Dante’s Inferno (1911)

Italy
4*

Director:
Giuseppe de Liguoro
Screenwriter:
Dante Alighieri
Director of Photography:
Emilio Roncarolo

Running time: 68 minutes

Original title: L’Inferno

Though creaking a bit with a load of peripheral characters that appear for a mere handful of seconds, as they are usually physically constricted from moving around, this very first filmic depiction of the “Inferno” part of Dante’s Divine Comedy is a remarkable visualisation of the story in a way that the cinema had not really taken advantage of before.

The one striking exception is the director whose style certainly influenced director Giuseppe de Liguoro: Georges Méliès, whose formative tendency (films whose meaning was enriched, even informed, by their visual style, in contrast with the Lumière brothers’ documentary-like films that strove to capture the world as it is without demonstrating any real creativity from the filmmakers, except for their placement of the camera) is on full display in this film that takes place in the underworld.

The film’s opening montage already gives us a peek into the underworld, presenting us with fragments of despair whose characters or settings we do not know yet (they will all be revealed over the course of the film), but the writhing bodies present a world undeniably abhorrent that rapidly comes into view.

Dante’s Inferno is very text-heavy as a screen full of words precedes nearly every scene, and this screen tells us what we are about to see and especially who the diverse assortment of characters are that Dante and his guide, the poet Virgil, meet on their way through he underworld. The problem is that the film’s one-hour length means the entire journey has to be condensed and all of the duo’s interactions with the condemned last a very short amount of time.

Sometimes, the names of the characters are onscreen for a longer period of time than the physical individuals themselves. But Dante carries on, carried – as are we, the viewers – by the trance-like music that accompanies the film’s most recent release, of the German electronic band Tangerine Dream.

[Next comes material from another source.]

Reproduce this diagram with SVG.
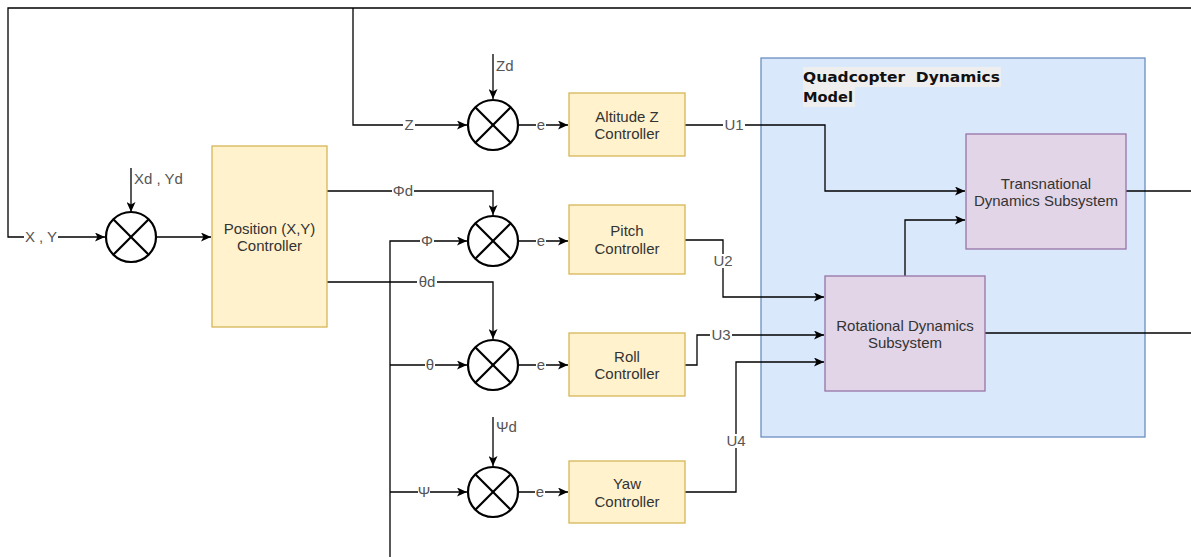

There are many noteworthy special effects in the film, and the moments when Dante or Virgil or Dante’s muse, the young Beatrice who has an impressive spinning halo above her head, lift off to float away or fly off are very effective and do not seem as rudimentary as one might have expected. It’s pure Méliès for the contemporary viewer: at once fantastical and uncanny because of the slight awkwardness of the movements or the stammering nature of such an old film of which not all the frames were in perfect condition.

Sometimes, the use of superimposition and even of forced perspective (see, for example, Dante and Virgil meeting the giant Antaeus) is equally splendid. At another point, a headless man appears holding his own head – it is very easy to guess how this was done, but the effect is rather good.

Famously, Dante is reminded to “Abandon all hope [ye who enter here]” and the images we get certainly fit very well with this notion. Those trapped down below have been sentenced to suffer for their sins for all eternity and the variety of ways in which they have to pay for their time spent on earth can make for rather uncomfortable viewing, from the Summonists (those who have cheated the Church) trapped with their heads buried in the sand, and the spendthrifts who have to roll bags of gold around their circle, to the hypocrites wearing cloaks of gold on the outside but filled with lead on the inside.

Dante is a bit of a wuss, as he faints or screams all the way through Hell, once even pulling a tuft of hair from a head sticking out of the ground, but on the other hand the majestic Virgil, wearing a white sheet and wearing an olive wreath on his head in the style of an Olympic Games winner, and gesticulating hither and thither in extremely melodramatic fashion, doesn’t make any better an impression.

It is a frightening moment when Homer, Horace, Ovid and Lucanus appear and give the travelling duo the Roman salute, as within a few years of the film’s release, it would be co-opted by the fascists in Italy and Germany and become the Hitler salute.

This world where steam seems to be everywhere is a place where no one wants to end up. It is a place of endless misery, and the film presents a thorough catalogue of the pain and suffering that awaits those who choose to live according to their own vices and desires. It is sometimes rather obvious that the story was conceived on the first level to warn Dante’s fellow Florentines of their reckless behaviour, but the rundown of the levels of Hell makes for a powerful visual argument against immorality.

The film is unfortunately very episodic, and even the relationship between the two main characters, Dante and Virgil, is not allowed to develop. But as a purely visual experience, this film is a feast.